Le parachutage de La Plagne, dans la nuit du 10 au 11 mars 1944, est un tournant dans l’histoire de la Résistance en Tarentaise. Ce parachutage est à situer dans le cadre de la Mission Union et il supposait qu’une structure pérenne soit mobilisable – le Corps franc – même s’il faudra mobiliser beaucoup plus d’hommes face à l’ampleur de ce premier largage en Tarentaise.
Il y avait deux plans possibles : soit le Quermoz, au-dessus d’Hautecour-Montgirod, soit La Plagne. L’hypothèse du Quermoz a la préférence de Londres car l’approche par les avions est plus facile ; mais la Résistance locale fait valoir que le site est difficile d’accès (l’hiver 1943-44 a vu d’importantes chutes de neige) et, pour le stockage sur place, il n’y a que quelques halles d’alpage et arbés. L’hypothèse La Plagne présente un risque majeur pour les avions : le site est entouré de sommets et les avions doivent descendre à basse altitude pour larguer. Par contre, c’est l’hypothèse privilégiée par le Secteur III bis, en particulier Joseph Bardassier qui connaît bien le site. Il y a sur place deux maquis que supervise Bardassier depuis l’été précédent, il y a la proximité de la mine de plomb argentifère (La Roche) avec, en particulier l’ingénieur Ilia Goloubinow, et bien d’autres responsables favorables à la Résistance. Les galeries pouvaient devenir d’excellentes caches avant la répartition des matériels et même pour des stages d’entrainement au maniement des armes reçues.

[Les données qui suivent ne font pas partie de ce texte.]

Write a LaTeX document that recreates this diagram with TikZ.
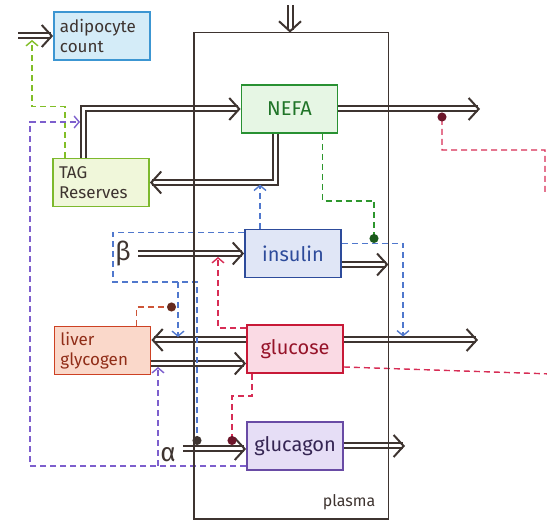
\documentclass[tikz,border=0pt]{standalone}
\usepackage{fontspec}
\setmainfont{Fira Sans}
\usetikzlibrary{arrows.meta}

\definecolor{ink}{RGB}{62,52,48}
\definecolor{adipoc}{RGB}{60,150,210}
\definecolor{adipof}{RGB}{212,236,248}
\definecolor{nefac}{RGB}{40,145,50}
\definecolor{nefaf}{RGB}{230,246,228}
\definecolor{tagc}{RGB}{125,185,45}
\definecolor{tagf}{RGB}{240,247,218}
\definecolor{insc}{RGB}{45,75,155}
\definecolor{insf}{RGB}{224,230,246}
\definecolor{livc}{RGB}{205,65,35}
\definecolor{livf}{RGB}{250,216,202}
\definecolor{gluc}{RGB}{200,25,55}
\definecolor{gluf}{RGB}{250,218,228}
\definecolor{gcgc}{RGB}{105,75,165}
\definecolor{gcgf}{RGB}{230,222,246}
\definecolor{sigred}{RGB}{215,45,85}
\definecolor{sigblue}{RGB}{80,120,205}
\definecolor{sigpurple}{RGB}{125,95,205}
\definecolor{siggreen}{RGB}{45,150,45}
\definecolor{siglime}{RGB}{130,190,40}
\definecolor{sigorange}{RGB}{205,85,55}

\begin{document}
\begin{tikzpicture}[x=0.5pt, y=-0.5pt,
    box/.style={draw, line width=0.9pt, minimum width=48pt, minimum height=24pt,
        inner sep=0pt, align=center, font=\fontsize{10}{12}\selectfont},
    tbox/.style={box, inner xsep=3pt, text width=42pt, align=left,
        font=\fontsize{8.5}{10}\selectfont},
    flow/.style={draw=ink, line width=1pt, double=white, double distance=1.5pt,
        -{Straight Barb[length=5pt, width=11pt, line width=1pt]}},
    sig/.style={line width=0.7pt, dash pattern=on 3pt off 2pt,
        -{Straight Barb[length=2.5pt, width=6pt]}},
    stop/.style={line width=0.7pt, dash pattern=on 3pt off 2pt,
        -{Circle[length=4.5pt]}}]

    \useasboundingbox (0,0) rectangle (547,523);

    % compartment
    \node[minimum width=97pt, minimum height=243pt] (plasma) at (291,276) {};
    \node[anchor=south east, text=ink, font=\fontsize{8}{9}\selectfont] (plasmalbl)
        at ([xshift=-3pt, yshift=1pt]plasma.south east) {plasma};

    % pools
    \node[tbox, draw=adipoc, fill=adipof, text=ink] (adipo) at (102,36) {adipocyte\\count};
    \node[box, draw=nefac, fill=nefaf, text=nefac!80!black] (nefa) at (289.5,109) {NEFA};
    \node[tbox, draw=tagc, fill=tagf, text=ink] (tag) at (101,182.5) {TAG\\Reserves};
    \node[box, draw=insc, fill=insf, text=insc] (insulin) at (293,253.5) {insulin};
    \node[tbox, draw=livc, fill=livf, text=livc!70!black] (liver) at (102.5,350.5) {liver\\glycogen};
    \node[box, draw=gluc, fill=gluf, text=gluc!75!black] (glucose) at (295,349) {glucose};
    \node[box, draw=gcgc, fill=gcgf, text=gcgc!50!black] (glucagon) at (295,446) {glucagon};

    % inputs
    \node[text=ink, font=\fontsize{13}{14}\selectfont] (beta) at (123,253.5) {β};
    \node[text=ink, font=\fontsize{13}{14}\selectfont] (alpha) at (168,455) {α};

    \coordinate (adipoin) at (18,36);
    \coordinate (plasmain) at (290,5);
    \coordinate (nefaout) at (480,109);
    \coordinate (glucout) at (478,340);
    \coordinate (gcgout) at (405,446);

    % mass flows
    \draw[flow] (adipoin) -- (adipo.west);
    \draw[flow] (plasmain) -- (plasmain |- plasma.north);
    \draw[flow] ([xshift=-9pt]tag.north) |- (nefa.west);
    \draw[flow] ([xshift=-7pt]nefa.south) |- (tag.east);
    \draw[flow] (nefa.east) -- (nefaout);
    \draw[flow] (beta.east) -- (beta.east -| insulin.west);
    \draw[flow] ([yshift=-5.5pt]insulin.east) -- ([yshift=-5.5pt]insulin.east -| plasma.east);
    \draw[flow] ([yshift=4.5pt]glucose.west) -- ([yshift=4.5pt]glucose.west -| liver.east);
    \draw[flow] ([yshift=-6.5pt]liver.east) -- ([yshift=-6.5pt]liver.east -| glucose.west);
    \draw[flow] ([yshift=4.5pt]glucose.east) -- (glucout);
    \draw[flow] (alpha.north east |- 0,449) -- (glucagon.west |- 0,449);
    \draw[flow] (glucagon.east) -- (gcgout);

    % control points on the flows
    \coordinate (adipotap) at (32,40);
    \coordinate (tagtap) at (80,122);
    \coordinate (livtap) at (158,367);
    \coordinate (livin) at (178,337);
    \coordinate (glutap) at (403,336.5);
    \coordinate (instap) at (374,243);
    \coordinate (bluetap) at (176,307);
    \coordinate (betatap) at (218,257);
    \coordinate (alphatap) at (197,445);
    \coordinate (alphatapb) at (232,445);
    \coordinate (nefatap) at (442,112.5);

    % signals
    \draw[sig, siglime] ([xshift=-18pt]tag.north) -- ++(0,-51) -| (adipotap);
    \draw[sig, sigpurple] ([yshift=-10pt]glucagon.west) -| ([xshift=-25pt]tagtap) -- (tagtap);
    \draw[sig, sigpurple] ([yshift=-10pt]glucagon.west -| livtap) -- (livtap);
    \draw[sig, sigblue] ([xshift=-16.5pt]insulin.north) -- ++(0,-44);
    \draw[sig, sigblue] ([yshift=5pt]insulin.east) -| (glutap);
    \draw[stop, sigblue, -{Circle[length=4.5pt, color=ink]}]
        ([yshift=10.5pt]insulin.west) -| (113,282) -| (alphatap);
    \draw[sig, sigblue] (livin |- 0,282) -- (livin);
    \draw[stop, siggreen, -{Circle[length=4.5pt, color=siggreen!60!black]}]
        ([xshift=16.5pt]nefa.south) -- ++(0,67) -| (instap);
    \draw[stop, sigorange, -{Circle[length=4.5pt, color=sigorange!50!black]}]
        ([xshift=17pt]liver.north) |- (bluetap);
    \draw[sig, sigred] ([yshift=-2pt]glucose.north west) -| (betatap);
    \draw[stop, sigred, -{Circle[length=4.5pt, color=sigred!50!black]}]
        ([xshift=-21.5pt]glucose.south) -- ++(0,22) -| (alphatapb);
    \draw[stop, sigred, -{Circle[length=4.5pt, color=sigred!50!black]}]
        ([yshift=-9pt]glucose.east) -- (552,374) (545,192) -- (545,150) -| (nefatap);

    % compartment wall
    \draw[ink, line width=0.9pt] (plasma.north west) rectangle (plasma.south east);

\end{tikzpicture}
\end{document}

Septembre 1943 : Joseph Bardassier (2ème à droite) fait les premiers repérages sur le site des mines de La Plagne
et va y installer les maquis des réfractaires au STO
C’est le major Thackthwaite de la Mission Union qui va venir évaluer les forces tarines et décider de l’opportunité d’un parachutage et du lieu. Il circule sous le nom de monsieur Henry et se présente comme voyageur de commerce, représentant en apéritifs. Il est fortement impressionné par l’importance et la bonne organisation de la Résistance tarine. Il estime à 13 avions la jauge nécessaire (soit environ 12 tonnes de matériels). Par contre il redit la difficulté d’un largage sur La Plagne. Il révèle enfin le message qui sera diffusé par la radio pour l’annonce du parachutage : « Chapeau à casquette ».
Le 10 mars à midi, Bardassier, le major Thackthwaite et quelques responsables de la Résistance sont dans le chalet de La Plagne qui a été affecté à la Résistance. On allume la radio et l’on entend « Chapeau à casquette ». Bonne nouvelle : c’est pour la nuit suivante. Mauvaise nouvelle : le largage va se faire sous le Quermoz où le terrain n’a pu être préparé. Le major Thackthwaite ne peut rien faire, d’ailleurs son radio n’est plus sur site. L’hypothèse Quermoz, qui d’ailleurs n’est plus une hypothèse, semble vouée à l’échec. Bardassier et Louis Sibut, en accord avec le major Thackthwaite, font un pari audacieux : les avions vont s’engager dans la vallée de Haute-Tarentaise, si le site de La Plagne est suffisamment rendu visible, le largage à La Plagne peut être tenté.
Ce qui va suivre est à des années-lumière des moyens dont disposent les troupes d’aujourd’hui. Un premier temps se fait à l’oreille. Il faut rapidement déceler le vrombissement des appareils volants. A ce moment il faut allumer des feux (carbure et dynamite). Heureusement, l’un des pilotes a perçu le site ; Joseph Bardassier avec une lampe torche fait la lettre convenue pour confirmer le site. Et le largage commence. Malheureusement l’un des pilotes, en passant sur l’usine de Pomblière, a pensé être sur zone en voyant les lumières. Le contenu d’un avion est donc perdu, aux mains des Allemands. Par contre, environ douze tonnes de matériels largués par 12 des 13 avions sont à récupérer et à planquer au plus vite.